Le Loiret « met tout le monde à la porte » des hôtels, par Mourad Guichard (juin 2006) Publié par Libération, lundi 5 juin 2006

La préfecture va supprimer les 500 nuits offertes aux personnes en difficulté.

Jusqu’alors, les services préfectoraux du Loiret assuraient quotidiennement près de 500 nuitées d’hôtel pour les personnes en difficulté. Parmi elles, des « sans domicile fixe », des familles immigrées en attente de régularisation, mais aussi un grand nombre de demandeurs d’asile. A compter du 1er juillet, ils sont tous invités à trouver une autre solution d’hébergement, la préfecture « réaffectant » ces crédits. Dans l’un de ces hôtels de l’agglomération orléanaise, c’est l’incompréhension. Ali, Nawel et leurs enfants, une famille algérienne, exhibent les preuves d’une intégration réussie. Ali est ingénieur automobile et collectionne les promesses d’embauche. Ses deux grands enfants sont scolarisés dans l’école voisine. Aucune raison de repartir à zéro dans moins d’un mois. Il y a aussi Kristina et Arsen, deux jeunes arméniens fraîchement mariés et parents d’un petit David. Elle possède une carte de résidence de dix ans, mais lui n’a plus aucun titre en poche. Il a dû quitter son travail après que la préfecture ne lui a pas renouvelé ses deux récépissés de trois mois. La famille ne vit plus qu’avec un RMI pour trois. Gertrude, elle, a fui l’Angola en guerre. Elle vit avec ses deux enfants et Magloire, son époux rencontré en France. Ils attendent en vain un signe de la préfecture ou de l’Ofpra. Isidor, enfin, est arrivé de la république démocratique du Congo en septembre 2002. Son épouse vient de donner naissance à deux jumeaux. Il n’a pu les reconnaître faute de papiers en règle.

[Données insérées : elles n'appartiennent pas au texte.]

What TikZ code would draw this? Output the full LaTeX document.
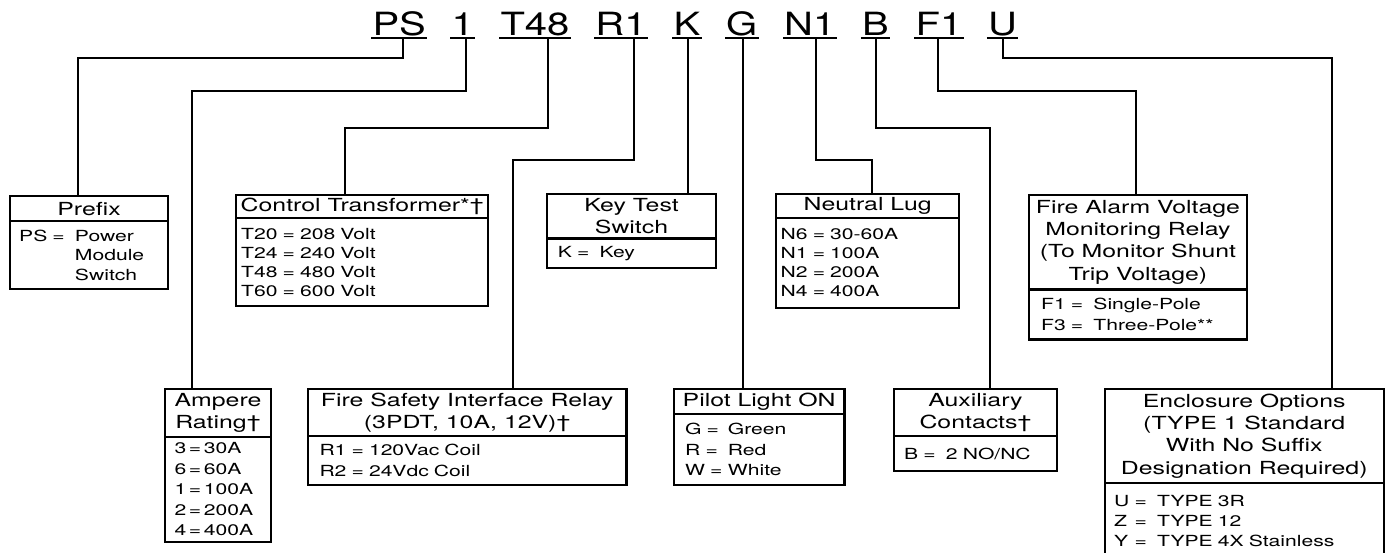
\documentclass[tikz,border=0pt]{standalone}
\usepackage{fontspec}
\setmainfont{TeX Gyre Heros}[FakeStretch=1.38]
\newfontfamily\codefont{TeX Gyre Heros}[FakeStretch=1.25]
\usetikzlibrary{calc}
\newcommand\bxfont[1]{\fontsize{15.3}{#1}\selectfont}
\begin{document}
\begin{tikzpicture}[x=1pt,y=-1pt,line join=miter,
  conn/.style={line width=2pt},
  uline/.style={line width=2pt},
  hdr/.style={draw,line width=2.4pt,anchor=north west,inner sep=0pt,align=center,
    font=\fontsize{18}{22.3}\selectfont},
  bod/.style={draw,line width=2.4pt,anchor=north west,inner ysep=0pt,align=left,
    font=\bxfont{20}},
  code/.style={anchor=base,inner sep=0pt,font=\codefont\fontsize{32}{36}\selectfont}]
\useasboundingbox (0,0) rectangle (1387,552);
\clip (0,0) rectangle (1387,552);
\fill[white] (0,0) rectangle (1387,552);

% ---- code letters ----
\node[code] (PS)  at (399.2,35) {PS};
\node[code] (C1)  at (462.8,35) {1};
\node[code] (T48) at (535,35)   {T48};
\node[code] (R1)  at (621,35)   {R1};
\node[code] (K)   at (687,35)   {K};
\node[code] (G)   at (741.8,35) {G};
\node[code] (N1)  at (809.8,35) {N1};
\node[code] (B)   at (875.5,35) {B};
\node[code] (F1)  at (939,35)   {F1};
\node[code] (U)   at (1002.5,35){U};
\foreach \n in {PS,C1,T48,R1,K,G,N1,B,F1,U}{
  \draw[uline] ($(\n.base west)+(-1,3.3)$) -- ($(\n.base east)+(1,3.3)$);
}

% ---- boxes ----
% Prefix
\node[hdr,minimum width=157.7pt,minimum height=25pt] (pfxH) at (9,195) {Prefix};
\node[bod,minimum height=68pt,inner xsep=9pt,text width=139.7pt,font=\bxfont{19.5}] (pfxB) at (9,220)
  {PS =\ \ Power\\\phantom{PS =\ \ }Module\\\phantom{PS =\ \ }Switch};
% Control transformer
\node[hdr,minimum width=252pt,minimum height=22.7pt] (ctH) at (235,194) {Control Transformer*†};
\node[bod,minimum height=88.3pt,inner xsep=5pt,text width=242pt,font=\bxfont{19}] (ctB) at (235,216.7)
  {T20 = 208 Volt\\T24 = 240 Volt\\T48 = 480 Volt\\T60 = 600 Volt};
% Key test switch
\node[hdr,minimum width=169.3pt,minimum height=44.6pt] (keyH) at (545.7,192.7) {Key Test\\Switch};
\node[bod,minimum height=29.4pt,inner xsep=11pt,text width=147.3pt] (keyB) at (545.7,237.3)
  {K =\ \ Key};
% Neutral lug
\node[hdr,minimum width=183pt,minimum height=23.7pt] (nlH) at (775,193) {Neutral Lug};
\node[bod,minimum height=90pt,inner xsep=4.5pt,text width=174pt,font=\bxfont{19}] (nlB) at (775,216.7)
  {N6 = 30-60A\\N1 = 100A\\N2 = 200A\\N4 = 400A};
% Fire alarm voltage monitoring relay
\node[hdr,minimum width=218.5pt,minimum height=94.8pt] (faH) at (1027.5,193.5)
  {Fire Alarm Voltage\\Monitoring Relay\\(To Monitor Shunt\\Trip Voltage)};
\node[bod,minimum height=50pt,inner xsep=12.5pt,text width=193.5pt,font=\bxfont{21}] (faB) at (1027.5,288.3)
  {F1 =\ \ Single-Pole\\F3 =\ \ Three-Pole**};
% Ampere rating
\node[hdr,minimum width=106.5pt,minimum height=47.5pt] (ampH) at (163.5,388) {Ampere\\Rating†};
\node[bod,minimum height=105.2pt,inner xsep=10pt,text width=86.5pt,font=\bxfont{20.4}] (ampB) at (163.5,435.5)
  {3\,=\,30A\\6\,=\,60A\\1\,=\,100A\\2\,=\,200A\\4\,=\,400A};
% Fire safety interface relay
\node[hdr,minimum width=318.7pt,minimum height=46.5pt] (fsH) at (306.6,388)
  {Fire Safety Interface Relay\\(3PDT, 10A, 12V)†};
\node[bod,minimum height=49.5pt,inner xsep=11.7pt,text width=295.3pt,font=\bxfont{20.7}] (fsB) at (306.6,434.5)
  {R1 = 120Vac Coil\\R2 = 24Vdc Coil};
% Pilot light
\node[hdr,minimum width=170.6pt,minimum height=24.7pt] (plH) at (672.7,388) {Pilot Light ON};
\node[bod,minimum height=71.3pt,inner xsep=11.3pt,text width=148pt,font=\bxfont{20.8}] (plB) at (672.7,412.7)
  {\makebox[42.7pt][l]{G =}Green\\\makebox[42.7pt][l]{R =}Red\\\makebox[42.7pt][l]{W =}White};
% Auxiliary contacts
\node[hdr,minimum width=163.1pt,minimum height=46.5pt] (auxH) at (892.7,388) {Auxiliary\\Contacts†};
\node[bod,minimum height=35.5pt,inner xsep=10.3pt,text width=142.5pt] (auxB) at (892.7,434.5)
  {B =\ \ 2 NO/NC};
% Enclosure options
\node[hdr,minimum width=279pt,minimum height=93.7pt] (enH) at (1103.5,388)
  {Enclosure Options\\(TYPE 1 Standard\\With No Suffix\\Designation Required)};
\node[bod,minimum height=76.3pt,inner xsep=9.5pt,text width=260pt] (enB) at (1103.5,481.7)
  {\makebox[20.5pt][l]{U}=\ \ TYPE 3R\\\makebox[20.5pt][l]{Z}=\ \ TYPE 12\\\makebox[20.5pt][l]{Y}=\ \ TYPE 4X Stainless};

% ---- connectors ----
\coordinate (sPS) at ($(PS.base)+(3.8,3.3)$);
\coordinate (sC1) at ($(C1.base)+(3.2,3.3)$);
\coordinate (sT48) at ($(T48.base)+(13,3.3)$);
\coordinate (sR1) at ($(R1.base)+(12.6,3.3)$);
\coordinate (sK) at ($(K.base)+(0.5,3.3)$);
\coordinate (sG) at ($(G.base)+(1.2,3.3)$);
\coordinate (sN1) at ($(N1.base)+(5.9,3.3)$);
\coordinate (sB) at ($(B.base)+(0.5,3.3)$);
\coordinate (sF1) at ($(F1.base)+(-1,3.3)$);
\coordinate (sU) at ($(U.base)+(0,3.3)$);

\coordinate (bPS) at (78,58);
\coordinate (bC1) at (192,91);
\coordinate (bT48) at (345,128);
\coordinate (bR1) at (513,160);
\coordinate (bN1) at (872,160);
\coordinate (bB) at (990,128);
\coordinate (bF1) at (1136,91);
\coordinate (bU) at (1331.7,58);

\draw[conn] (sPS) |- (bPS) -- (bPS |- pfxH.north);
\draw[conn] (sC1) |- (bC1) -- (bC1 |- ampH.north);
\draw[conn] (sT48) |- (bT48) -- (bT48 |- ctH.north);
\draw[conn] (sR1) |- (bR1) -- (bR1 |- fsH.north);
\draw[conn] (sK) -- (sK |- keyH.north);
\draw[conn] (sG) -- (sG |- plH.north);
\draw[conn] (sN1) |- (bN1) -- (bN1 |- nlH.north);
\draw[conn] (sB) |- (bB) -- (bB |- auxH.north);
\draw[conn] (sF1) |- (bF1) -- (bF1 |- faH.north);
\draw[conn] (sU) |- (bU) -- (bU |- enH.north);
\end{tikzpicture}
\end{document}
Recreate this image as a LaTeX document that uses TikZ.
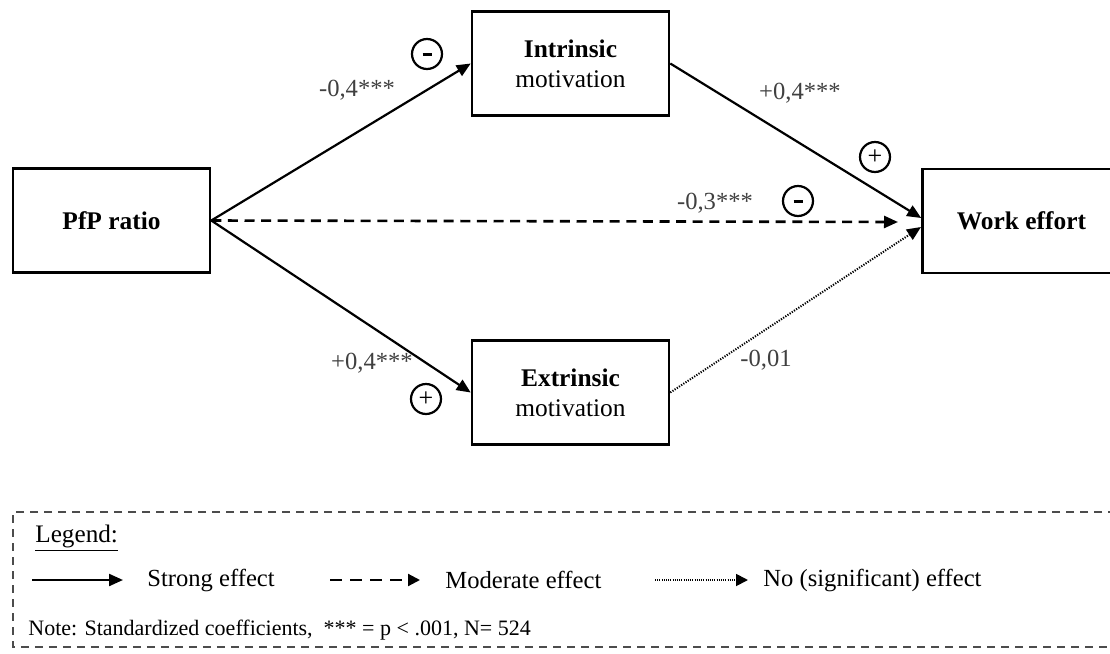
\documentclass[tikz,border=0pt]{standalone}
\usepackage{fontspec}
\setmainfont{Liberation Serif}
\usetikzlibrary{arrows.meta,calc}

\begin{document}
\begin{tikzpicture}[x=0.5pt,y=-0.5pt,
	box/.style={draw,line width=1.3pt,minimum width=98.5pt,minimum height=52pt,align=center,font=\fontsize{12.7}{15}\selectfont},
	coef/.style={inner sep=0pt,text=black!75,font=\fontsize{12.3}{14}\selectfont},
	sign/.style={circle,draw,line width=1.1pt,minimum size=15pt,inner sep=0pt,font=\fontsize{13}{13}\selectfont},
	strong/.style={line width=1.1pt,-{Triangle[length=7pt,width=6pt]}},
	moderate/.style={line width=1.3pt,dash pattern=on 5pt off 3.3pt,-{Triangle[length=7pt,width=6pt]}},
	nosig/.style={line width=1pt,dash pattern=on 0.6pt off 0.7pt,-{Triangle[length=7pt,width=6pt]}},
	legtext/.style={inner sep=0pt,anchor=west,font=\fontsize{12.3}{14}\selectfont}]
			%\draw[help lines] (0,0) grid[step=50] (1110,654);
			\useasboundingbox (0,0) rectangle (1110,654);
			\clip (0,0) rectangle (1110,654);
			%BOXES
			\node[box] (pfp) at (111.5,220.5) {\textbf{PfP ratio}};
			\node[box] (intr) at (570.5,63.5) {\textbf{Intrinsic}\\motivation};
			\node[box] (extr) at (570.5,392.5) {\textbf{Extrinsic}\\motivation};
			\node[box,minimum width=99pt] (work) at (1021.5,221) {\textbf{Work effort}};
			%ENDS NEAR WORK EFFORT
			\coordinate (wtop) at ($(work.west)+(0,-3)$);
			\coordinate (wdash) at (898,222);
			\coordinate (wdot) at (921,227);
			%PATHS
			\draw[strong] (pfp.east) -- (intr.west);
			\draw[strong] (pfp.east) -- (extr.west);
			\draw[strong] (intr.east) -- (wtop);
			\draw[moderate] (pfp.east) -- (wdash);
			\draw[nosig] (extr.east) -- (wdot);
			%COEFFICIENTS
			\node[coef] (c1) at (357,90) {-0,4***};
			\node[sign] (s1) at (427,54) {\rule{4.5pt}{1.5pt}};
			\node[coef] (c2) at (800,93) {+0,4***};
			\node[sign] (s2) at (875,157) {+};
			\node[coef] (c3) at (715,203) {-0,3***};
			\node[sign] (s3) at (798,201) {\rule{4.5pt}{1.5pt}};
			\node[coef] (c4) at (372,363) {+0,4***};
			\node[sign] (s4) at (426,399) {+};
			\node[coef] (c5) at (766,360) {-0,01};
			%LEGEND
			\draw[black!70,line width=0.8pt,dash pattern=on 4pt off 3pt] (1130,512) -- (13,512) -- (13,647) -- (1130,647);
			\node[legtext,font=\fontsize{12.6}{14}\selectfont] (leg) at (35,538) {\underline{Legend:}};
			\coordinate (la) at (32,580);
			\coordinate (lb) at (123,580);
			\draw[strong] (la) -- (lb);
			\node[legtext] (lt1) at (147,580) {Strong effect};
			\coordinate (lc) at (330,580);
			\coordinate (ld) at (420,580);
			\draw[line width=1.1pt,dash pattern=on 6pt off 4pt,-{Triangle[length=6pt,width=6pt]}] (lc) -- (ld);
			\node[legtext] (lt2) at (445,580) {Moderate effect};
			\coordinate (le) at (655,580);
			\coordinate (lf) at (748,580);
			\draw[line width=0.9pt,dash pattern=on 0.5pt off 0.6pt,-{Triangle[length=6pt,width=6pt]}] (le) -- (lf);
			\node[legtext] (lt3) at (763,580) {No (significant) effect};
			\node[legtext,font=\fontsize{11}{13}\selectfont] (note) at (28,630) {Note: Standardized coefficients, \ *** = p < .001, N= 524};
\end{tikzpicture}
\end{document}
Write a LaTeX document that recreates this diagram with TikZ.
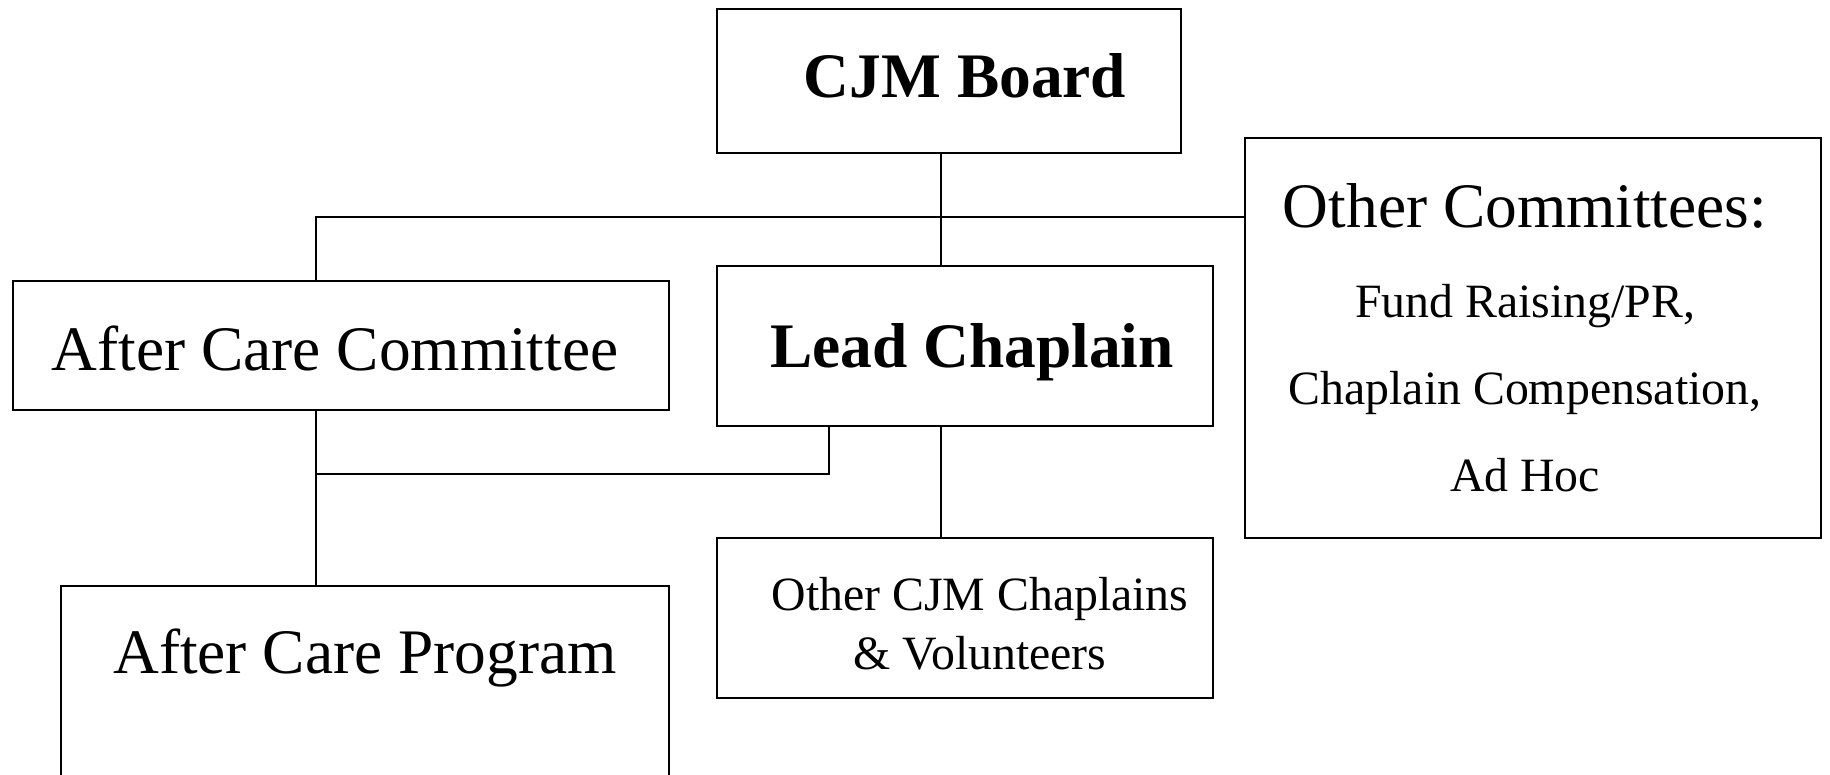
\documentclass[tikz,border=0pt]{standalone}
\usepackage{fontspec}
\setmainfont{Liberation Serif}
\usepackage{tikz}
\newcommand{\orgbig}{\fontsize{31.7pt}{38pt}\selectfont}
\newcommand{\orgsmall}{\fontsize{23.9pt}{29.5pt}\selectfont}
\tikzset{orgbox/.style={draw, line width=1pt, inner sep=0pt, outer sep=0pt, anchor=north west, align=center}}

\begin{document}
\begin{tikzpicture}[x=0.5pt, y=-0.5pt, line width=1pt]
	\useasboundingbox (0,0) rectangle (1830,775);
	\node[orgbox, minimum width=232pt, minimum height=72pt, text height=22pt, text depth=5pt, font=\orgbig\bfseries] at (717,9) (board) {\hspace*{16pt}CJM Board};
	\node[orgbox, minimum width=248pt, minimum height=80pt, text height=28pt, text depth=7pt, font=\orgbig\bfseries] at (717,266) (lead) {\hspace*{7pt}Lead Chaplain};
	\node[orgbox, minimum width=328pt, minimum height=64.5pt, text height=25pt, text depth=0pt, font=\orgbig] at (13,281) (acc) {\hspace*{-6pt}After Care Committee};
	\node[orgbox, minimum width=304pt, text height=43.5pt, text depth=150pt, font=\orgbig] at (61,586) (program) {After Care Program};
	\node[orgbox, minimum width=248pt, minimum height=80pt, font=\orgsmall] at (717,538) (others) {\rule{0pt}{22.5pt}\hspace*{15pt}Other CJM Chaplains\\\hspace*{15pt}\& Volunteers};
	\node[orgbox, minimum width=288pt, minimum height=200pt, font=\fontsize{23.9pt}{43.5pt}\selectfont] at (1245,138) (comm) {{\orgbig\hspace*{-8pt}Other Committees:}\\[1.5pt]\hspace*{-8pt}Fund Raising/PR,\\\hspace*{-8pt}Chaplain Compensation,\\\hspace*{-8pt}Ad Hoc};
	
	\coordinate (trunk) at (941,217);
	\coordinate (lbus) at (316,217);
	\coordinate (lowbus) at (316,474);
	\coordinate (drop) at (829,474);
	
	\draw (board.south -| trunk) -- (lead.north -| trunk);
	\draw (acc.north -| lbus) -- (lbus) -- (comm.west |- trunk);
	\draw (acc.south -| lbus) -- (program.north -| lbus);
	\draw (lead.south -| drop) -- (drop) -- (lowbus);
	\draw (lead.south -| trunk) -- (others.north -| trunk);
\end{tikzpicture}
\end{document}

Aux côtés de ces demandeurs d’asile, il y a Irène, la maîtresse des lieux. Cette mère de famille, la quarantaine distinguée, a repris cet hôtel il y a quatre ans. Très vite, elle s’est prise de sympathie, puis d’amitié, pour ses résidents. « Je savais bien que cette situation ne durerait pas, mais je pensais les voir partir un jour pour des logements pérennes. Pas pour être mis à la rue. » Paulette Lesage, la présidente départementale de la Croix-Rouge, applique sans sourciller les décisions préfectorales qui menacent cette centaine d’enfants scolarisés et leurs parents. Les associations de défense, dont le Réseau éducation sans frontières (RESF), appellent à la mobilisation. Une manifestation est prévue le 24 juin à Orléans. « Il y avait déjà toutes ces familles expulsables à la fin de l’année scolaire, souligne Raynaldo Ruiz, du collectif RESF. Cette directive également de la préfecture du Loiret demandant aux gérants d’hôtels de pouvoir effectuer des contrôles dans leurs parties communes. Et maintenant, cette décision radicale de mettre tout le monde à la porte. »

Au sein même du corps préfectoral, certains s’étonnent : « La plupart de ces demandeurs d’asile répondent aux critères de régularisation. Ils ont fait une grande partie du chemin vers leur intégration dans la société française. Nous pourrions jouer le jeu et leur délivrer un titre de séjour provisoire. Je ne comprends pas cet acharnement à le leur refuser. »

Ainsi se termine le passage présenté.